Eclipse showing side-by-side diffs

This style has the disadvantage that it is hungry on horizontal screen real estate, where the rest of the IDE is hungry on vertical real estate. This could force us to adopt a more flexible screen layout - It would probably mean that our side-bar display didn't fit well.

It also has the disadvantage that it's hard to find small changes. You can see the line that changed easily, but not how it changed.

Patch Format

Many programmers are familiar with patch format. We could graphically enhance this, for example:

Patch format, graphically enhanced

Developers would need to know what the red and green colors stood for.

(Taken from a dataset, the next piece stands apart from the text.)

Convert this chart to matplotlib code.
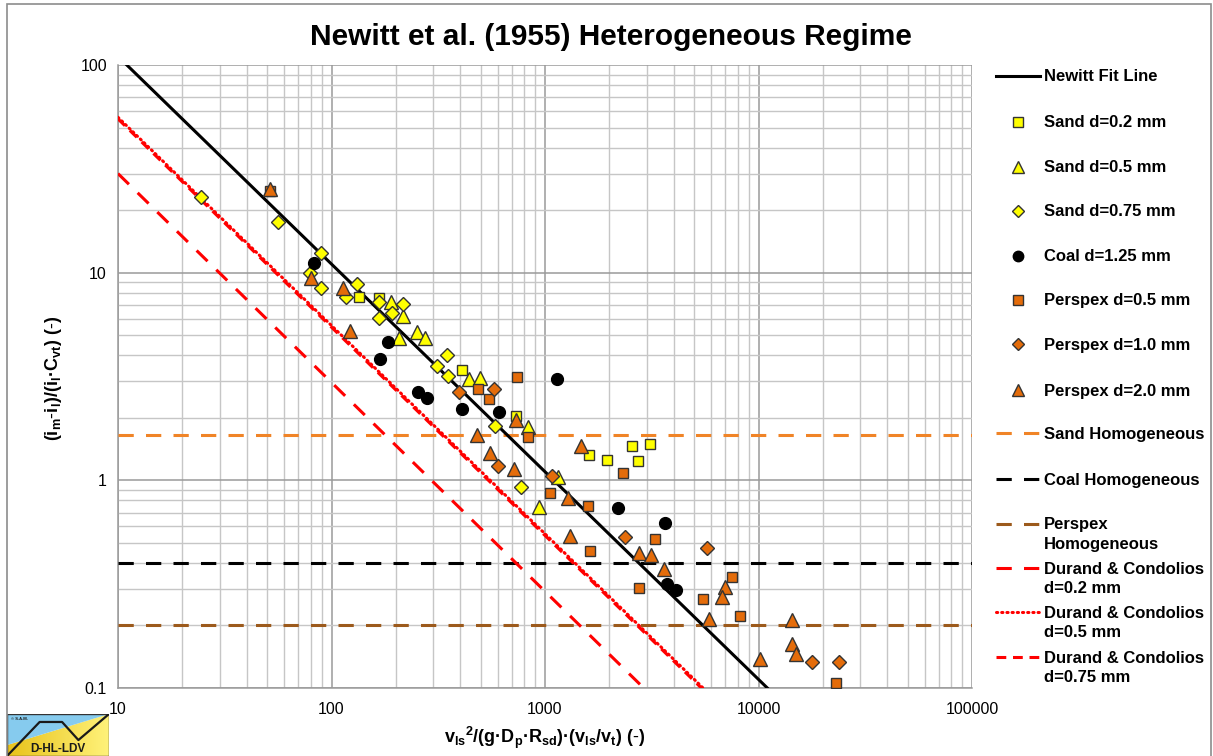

But that's not too much of a learning curve.

This has the disadvantage that it's not editable. I wonder how useful that feature is?

Interlinear

The Enhanced Diff Format is better at showing small changes, but a possibly better option is the interlinear style used in old Bibles.

Where lines are changed rather than being added or removed, rather than taking up 2 lines, the changed text is placed old above new.

I've also used a slightly different style for displaying added and removed lines. Clearly this isn't unique to the interlinear style, and could be applied to the Diff Format.

Interlinear Style

This option is excellent at showing small changes, and it's possible that this could be made editable, however this would be very tricky.

Font sizes could be tricky. Simply using half height fonts might not be readable. We could use variable line height/baseline shift rather than variable font size.

Word Processors

Word processors have been showing inline differences in an editable form for ages.

Word Processor Display

This style of display can frequently become messy and confused. This is largely because the word processor developers can't currently use diff to track changes (due to the complexity of tree based diff algorithms - For example remove a word and then type the same word back in again) We should be able to avoid this messiness.